What is required:
Print the listing from its top line through the line containing "from matplotlib.patches import Patch", nothing more, and leave out the pictures.

Data in this exercise:
......
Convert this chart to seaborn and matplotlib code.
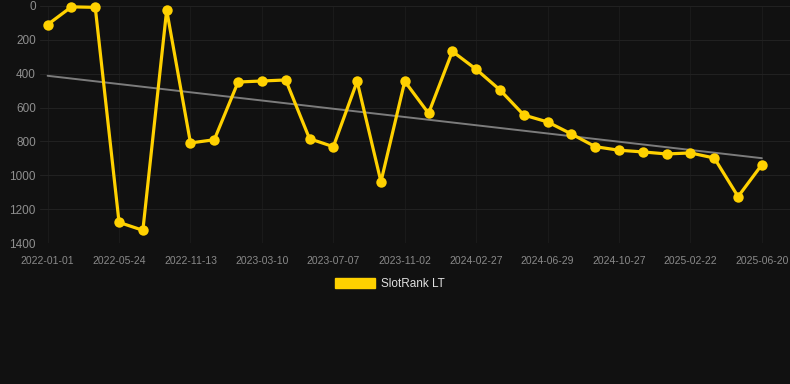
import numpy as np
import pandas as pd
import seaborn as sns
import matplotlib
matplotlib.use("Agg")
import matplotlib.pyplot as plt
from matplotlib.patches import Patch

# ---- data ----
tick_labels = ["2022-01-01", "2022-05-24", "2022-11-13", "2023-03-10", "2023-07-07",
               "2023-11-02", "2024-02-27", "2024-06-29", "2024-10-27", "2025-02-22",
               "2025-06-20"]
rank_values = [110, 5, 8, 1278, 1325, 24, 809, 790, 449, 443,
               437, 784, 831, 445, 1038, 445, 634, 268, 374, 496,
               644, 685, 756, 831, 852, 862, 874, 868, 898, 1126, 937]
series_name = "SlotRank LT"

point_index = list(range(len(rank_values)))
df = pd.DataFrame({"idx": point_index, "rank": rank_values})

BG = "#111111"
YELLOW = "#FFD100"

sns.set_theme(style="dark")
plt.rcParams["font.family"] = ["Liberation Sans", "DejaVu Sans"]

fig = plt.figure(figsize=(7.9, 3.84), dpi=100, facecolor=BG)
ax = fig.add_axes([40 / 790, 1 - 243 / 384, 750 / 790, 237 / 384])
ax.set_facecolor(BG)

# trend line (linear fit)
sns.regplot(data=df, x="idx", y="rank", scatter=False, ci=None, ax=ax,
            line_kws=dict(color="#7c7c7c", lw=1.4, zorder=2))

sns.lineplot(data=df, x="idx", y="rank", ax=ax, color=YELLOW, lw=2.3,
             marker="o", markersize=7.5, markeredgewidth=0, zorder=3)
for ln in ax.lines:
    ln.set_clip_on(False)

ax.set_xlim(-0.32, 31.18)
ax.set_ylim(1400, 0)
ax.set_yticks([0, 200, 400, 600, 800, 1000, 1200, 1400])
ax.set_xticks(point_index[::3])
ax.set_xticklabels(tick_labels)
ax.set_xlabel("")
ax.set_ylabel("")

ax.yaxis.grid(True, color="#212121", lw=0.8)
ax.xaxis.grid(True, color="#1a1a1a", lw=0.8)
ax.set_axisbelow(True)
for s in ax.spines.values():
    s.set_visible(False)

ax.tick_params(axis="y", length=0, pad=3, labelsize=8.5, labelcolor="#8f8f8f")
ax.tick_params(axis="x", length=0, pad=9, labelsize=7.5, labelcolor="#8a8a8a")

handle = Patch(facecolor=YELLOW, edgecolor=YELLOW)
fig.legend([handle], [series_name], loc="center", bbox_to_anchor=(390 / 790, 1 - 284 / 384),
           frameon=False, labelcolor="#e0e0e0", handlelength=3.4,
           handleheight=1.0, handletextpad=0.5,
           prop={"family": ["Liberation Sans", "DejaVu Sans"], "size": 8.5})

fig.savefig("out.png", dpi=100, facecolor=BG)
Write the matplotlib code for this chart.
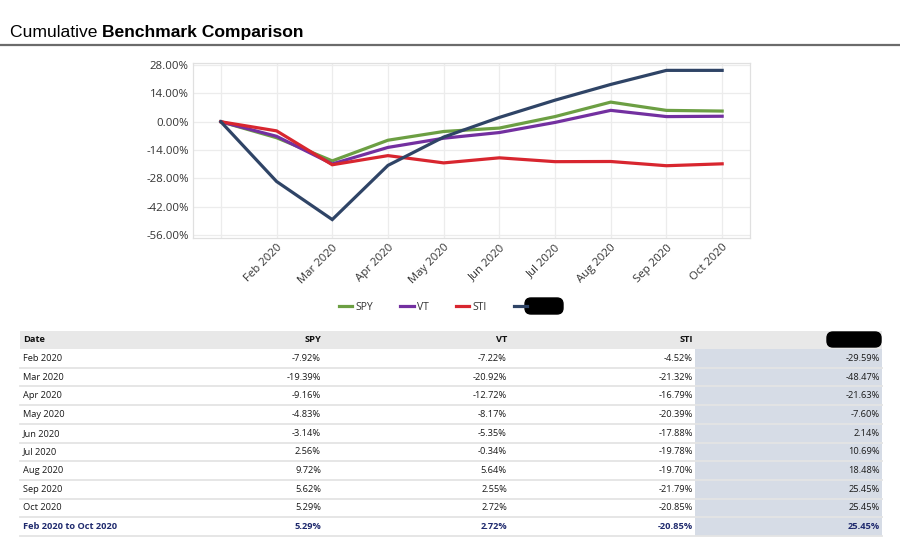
......
Answer for this exercise:
Convert this chart to seaborn and matplotlib code.
import numpy as np
import pandas as pd
import seaborn as sns
import matplotlib
matplotlib.use("Agg")
import matplotlib.pyplot as plt
from matplotlib.patches import Patch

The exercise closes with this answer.